Interestingly, it is claimed that the Peace Corps idea was given to Kennedy by another presidential aspirant, Sen Hubert Humphrey, who had withdrawn from the race. It was during an October 1960 campaign appearance, four months after he received the ‘Peace Corps’ package, that Kennedy asked the University of Michigan students: “How many of you who are going to be doctors are willing to spend your days in Ghana… how many of you are willing to work in the foreign service and spend your lives travelling around the world?” Next month, JFK proposed launching Peace Corps to counter a similar Soviet programme. The US program would send volunteers for 18 months.

After Kennedy won the presidency, he started fulfilling his campaign promise about Africa by sending a team to study US African policy. That report recommended “sweeping changes in America’s attitude towards Africa”. It also asked the US to “abandon its traditional fence-sitting… in favor of support for African nationalism”. He started by giving prominent Africanists some senior positions in his administration, starting with Mennen Williams, appointed assistant secretary of state for African Affairs.

Kennedy described Williams’s post as a “position of responsibility second to none in the new administration”. When Williams made the controversial statement: “What we want for the African is what the Africans want for themselves,” which was misreported that the US wanted “Africa for the Africans”, Kennedy stood by the diplomat, arguing that “Africa for the Africans… (was not) unreasonable statement… I do not know who else Africa should be for.”

While Williams was unpopular with white settlers in South Africa and then Rhodesia, he was popular among the black nationalists and the Kennedy administration. It was during the Kennedy administration that the likes of William Atwood, the man who later fell out with the Kenyatta government over his book The Reds and Blacks, would take diplomatic duties in Guinea.

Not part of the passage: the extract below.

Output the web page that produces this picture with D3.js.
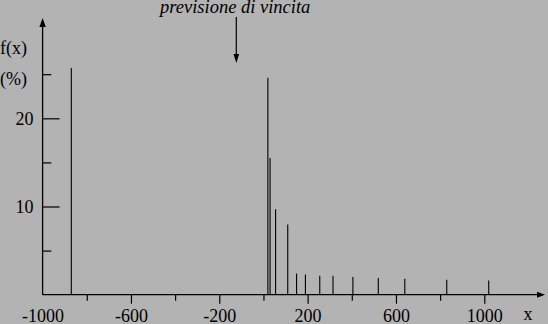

Africa was the playground of the US and Soviet interests. From Washington, just before Kennedy took power, President Eisenhower had ordered the elimination of Congo’s leading pan-Africanist, Patrice Lumumba. Records from the president’s minute-taker revealed 23 years ago that Eisenhower had ordered the director of CIA, Allen Dulles, “in the full hearing of all those in attendance and saying something to the effect that Lumumba should be eliminated”. Lumumba, the first prime minister of Congo after its independence from Belgium in June 1960, was out and captured by his nemesis. He was assassinated on January 17, 1961. While the CIA may have plotted the elimination, it was the Belgians who are today accused of aiding the assassination.

His major triumph was to get various African nationalists – who were openly pro-western – run Cold War neutral campaigns. This group was led by Mboya and was opposed to the John Forster Dulles principle that regarded neutralism as “transitional stage to communism”. While Dulles had described Africa’s neutrality as “an obsolete … immoral and short-sighted conception”, Mboya had mesmerised Kennedy by eloquently stating that African states were “neither pro-Moscow nor pro-Western, they are pro-African”.

As Kennedy would later remark: “To dismiss or denounce these men (Third World nationalists) for every foolish thing they said or did, to cut off our aid food shipments every time they aroused our displeasure … would only play into the hands of the Communists.”

But at the very end of his life, some scholars claim that JFK had “began to realise that the courting of African nationalist leaders was more complicated than he had originally anticipated”. While he had been warned against making strong aid ties with “shaky neutralists” such as Egypt, Ghana, Guinea, and Tanganyika, Kennedy thought it was a wise investment since these states could give the US diplomatic support at the UN.

Kennedy was right, and Kwame Nkrumah, Abdel Nasser, and Sekou Touré denied Moscow access to their airfields during the Cuban missile crisis. It was these leaders who helped the US shape its foreign policy towards Africa, and Kennedy – more than any other US president had much respect for African nationalists. When he was shot dead, Africa mourned. Sixty years later, his legacy lives on.